I watched the Netflix film Mank recently, the story of Citizen Kane co-screenwriter Herman J. Mankiewicz, a former member of the famed Algonquin Roundtable.  Mank in his prime was once called “the funniest man in New York” by Alexander Woollcott. Yet, this same Mankiewicz was quoted years later as saying: “I don’t know how it is that you start working at something you don’t like, and before you know it, you’re an old man.”

Mank’s dyspeptic conclusion about life’s path formed as death hovered nearby. He died of alcoholism in 1953 at the age of 55 years. Perhaps this perception is shared by others whose sustenance (and addiction) comes from a bottle, notwithstanding real successes like writing for the New Yorker or co-penning Citizen Kane with Orson Welles. 

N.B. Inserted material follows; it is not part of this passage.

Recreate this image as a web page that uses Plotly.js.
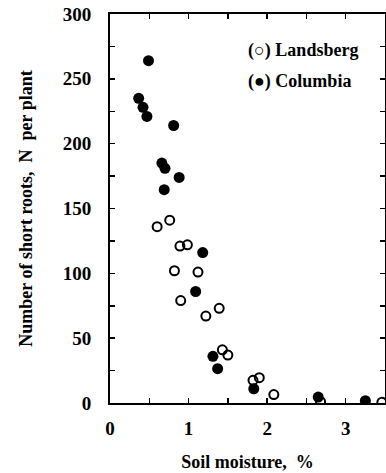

But in passing yet another birthday as the new year begins, I am provided with a double reflective impulse. Being an older man myself now (carrying many more years than Mank ever did), I can state categorically through hard-earned experience the corollary to Mank’s dysphoria, affirming the (mostly) uplifting nature of a life spent exploring a path you actually enjoy.

The Endless Road

For me, the world of running was that path. Though it may not pay as well as work in Hollywood or on Wall Street, to toil along the roads, tracks, and fields in an enterprise where people discover deep truths and possibilities in themselves while forming abiding friendships with like-minded folks from across the planet with whom they may share very little else cannot be easily reduced to the ledger of a financial balance sheet. 

The fact that my now 73 years remains only relatively old after a life in running makes its own point, too. A strongly beating heart, evenly heaving chest, and genuine interest in the future of those both old and young alike are only a few of the benefits that accrue beyond the self-opiated sense of well-being that attends repeatedly placing one foot in fronting another at (whatever) speed over distance. 

But we must tread warily when making any such definitive conclusions, too, because there’s also mystery here, along with zero guarantees. As such, we must remain humble, recalling that exploration is the lure, not any single epiphany or arrival. 

And so as we set off on another calendar’s turn, though the world before us may seem more contentious than ever, let’s lift a glass to that endless, open road, and to those who share a lane with us for however long.

In that spirit, may 2021 lead you to places that bring peace, harmony, and a sense of purpose and well-being, remembering that this life is a series of self-fulfilling prophecies not fixed certainties – It isn’t it, it’s what you make of it. So let’s make the most of what we have while the time is still ours at hand. Then, let’s meet up a year from now to compare journeys and, hopefully, maybe have a laugh or two about what idiots we’ve been along the way.

And, not to worry, Mank. You’ll find it next time around, wait and see.


2 thoughts on “TAKING ON 2021

  1. Thanks for such a perceptive piece, Toni. I don’t know how many or few people do work which gives them satisfaction. This isn’t about fame or big monetary reward, though the latter can increase in societies where materialism is highly prized and those who, for example, teach at any level are regarded as lesser achievers but their impact is not shown in a strict, black and white numbers balance sheet. The ideal is to have a balance, I believe. The fine American journalist Michael Goldfarb, a longtime resident here in the UK and also a former bureau chief for NPR, describes journalism as both a “Calling and a Business.” Exactly right in my view, if you think it is lalaland you are either going to go bust or have a big private income.

    Two last reminiscences: a manager at a media company who hired me to commentate on TV feeds of international athletics made a chance remark to me: “You’re a lucky man, Andy, because you get satisfaction from your work. Most people hate their work.” His words, not mine, and he is very successful in his field and, presumably, gets satisfaction from it.

    Lastly, a good journalist in a longtime staff job once accused me of “Only doing work which I enjoyed and walking away from that which I didn’t enjoy.” Interesting and it made me out to be far more devil-may-care than I am, in fact, hardly at all. On reflection, the other journalist’s comments, stemming from an innocent remark of mine, may well have arisen from longstanding grievances they felt and they needed to vent them.


  2. I try to remind myself often to not take this running thing for granted. When I see folks my age swimming, biking, walking (not that there’s anything wrong with that!)….I think, there but for the grace of God go I. What a gift. And when my day of reckoning arrives, and I can no longer lace ’em up, I pray I have plenty of those abiding friendships intact so we can sit around and relive races run.